Scientists at the Senckenberg natural history research institute in Frankfurt have reconstructed a rhino skull providing the first evidence that the species emigrated from Asia far earlier than was widely accepted in archeology circles.

“This is the oldest woolly rhinoceros in Europe,” said Ralf-Dietrich Kahlke, who is the head of the institute 's palaeontology department.

Kahlke's team reassembled the skull out of 50 pieces found in a gravel pit near Bad Frankenhausen 100 years ago. The animal died when it was 12 years old in a melt-water delta that had formed around an inland glacier.

Besides its age, the scientists were able to determine several other characteristics of the woolly rhinoceros from its skull. The animal weighed approximately 1,700 kilogrammes and had two impressive horns on the bridge of its nose. It also likely had thick fur with a long top layer of hair and a warm undercoat.

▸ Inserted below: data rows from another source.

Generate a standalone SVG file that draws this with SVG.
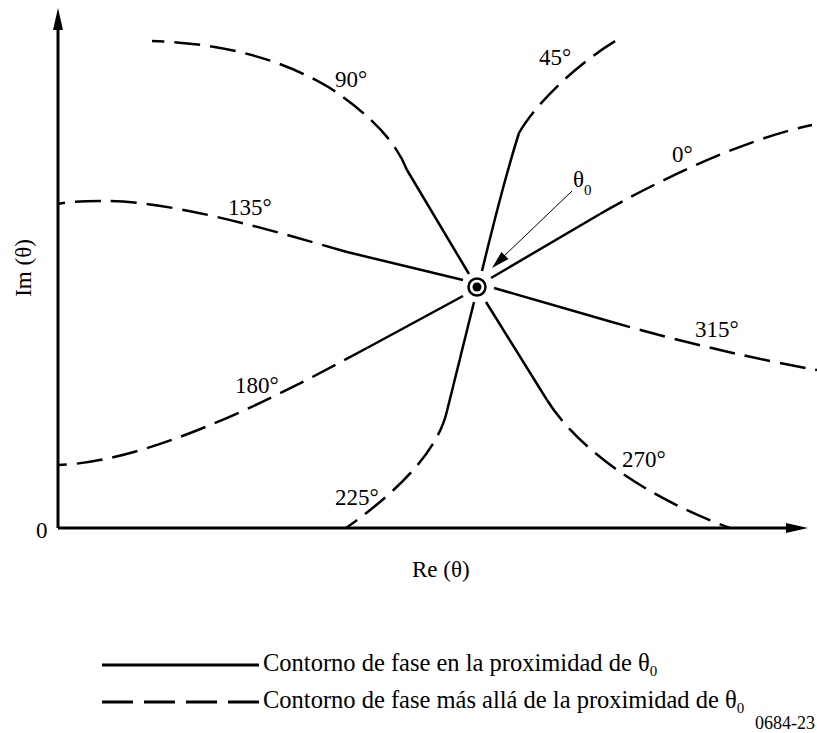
<svg xmlns="http://www.w3.org/2000/svg" width="817" height="733" viewBox="0 0 817 733">
<defs>
<style>
.solid{fill:none;stroke:#000;stroke-width:2.5;stroke-linecap:butt}
.dash{fill:none;stroke:#000;stroke-width:2.5;stroke-dasharray:26 10}
.axis{fill:none;stroke:#000;stroke-width:3}
text{font-family:"Liberation Serif","Times New Roman",serif;font-size:23px;fill:#000}
.sub{font-size:15px}
.leg{font-size:24.5px}
</style>
</defs>
<rect width="817" height="733" fill="#fff"/>
<g id="axes">
<path class="axis" d="M58,528 L58,28 M58,528 L790,528"/>
<polygon points="58,8 53,30 63,30" fill="#000"/>
<polygon points="808,528 786,523 786,533" fill="#000"/>
<text x="36" y="538">0</text>
<text x="412" y="577">Re (θ)</text>
<text transform="translate(31,268) rotate(-90)" text-anchor="middle">Im (θ)</text>
</g>
<g id="connectors">
<g id="c0"><path class="solid" d="M491,278 L600,214"/><path class="dash" d="M600,214 C650,185 740,140 812,125"/><text x="672" y="162">0°</text></g>
<g id="c45"><path class="solid" d="M482,271 C490,238 504,180 519,133"/><path class="dash" d="M519,133 C535,105 575,65 617,40"/><text x="539" y="65">45°</text></g>
<g id="c90"><path class="solid" d="M469,274 L407,170"/><path class="dash" d="M407,170 C395,140 370,115 330,88 C280,58 220,43 152,41"/><text x="335" y="87">90°</text></g>
<g id="c135"><path class="solid" d="M463,280 L347,252"/><path class="dash" d="M347,252 C270,230 170,200 100,201 C80,201 68,202 58,204"/><text x="228" y="215">135°</text></g>
<g id="c180"><path class="solid" d="M463,296 L367,348"/><path class="dash" d="M367,348 C307,380 160,462 58,465"/><text x="235" y="393">180°</text></g>
<g id="c225"><path class="solid" d="M474,302 Q462,350 447,411"/><path class="dash" d="M447,411 C438,450 400,490 346,528"/><text x="335" y="505">225°</text></g>
<g id="c270"><path class="solid" d="M486,302 L547,400"/><path class="dash" d="M547,400 C575,445 640,495 730,528"/><text x="622" y="467">270°</text></g>
<g id="c315"><path class="solid" d="M494,288 L605,320"/><path class="dash" d="M605,320 C680,342 760,360 817,370"/><text x="695" y="337">315°</text></g>
</g>
<g id="theta0">
<circle cx="477" cy="287" r="8.5" fill="#fff" stroke="#000" stroke-width="2.5"/>
<circle cx="477" cy="287" r="4.5" fill="#000"/>
<path d="M572,191 L503,257" stroke="#000" stroke-width="1" fill="none"/>
<polygon points="492,268 508.5,259.1 501.5,251.9" fill="#000"/>
<text x="573" y="187">θ<tspan class="sub" dy="8">0</tspan></text>
</g>
<g id="legend">
<path d="M102,665 L259,665" stroke="#000" stroke-width="3"/>
<text class="leg" x="263" y="671">Contorno de fase en la proximidad de θ<tspan class="sub" dy="5">0</tspan></text>
<path d="M102,702 L259,702" stroke="#000" stroke-width="3" stroke-dasharray="31 11"/>
<text class="leg" x="263" y="708">Contorno de fase más allá de la proximidad de θ<tspan class="sub" dy="5">0</tspan></text>
<text x="815" y="729" text-anchor="end" style="font-size:18px">0684-23</text>
</g>
</svg>
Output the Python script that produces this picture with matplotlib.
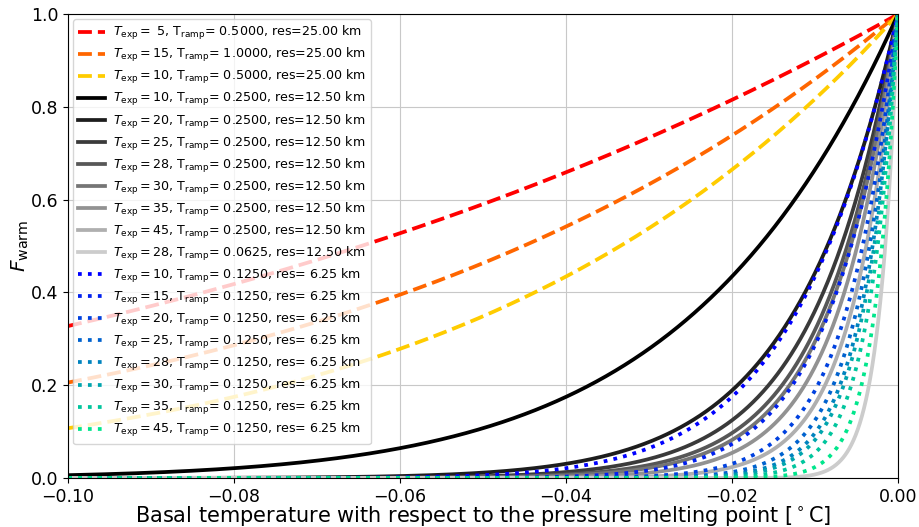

“With this find we can date precisely for the first time the appearance of cold climate fauna, which spread over almost the entire Asian and European world,” Kahlke said.

The so-called “Mammoth Steppe,” named after the rhino's woolly contemporary, stretched from the Arctic Ocean to the Pacific and extended in the west into Central Europe. Kahlke said Coelodonta tologoijensis survived by keeping its head down so its “lawnmower-like mouth with a massive set of grinding teeth” could scoop up tough, ground-level plants and leaves.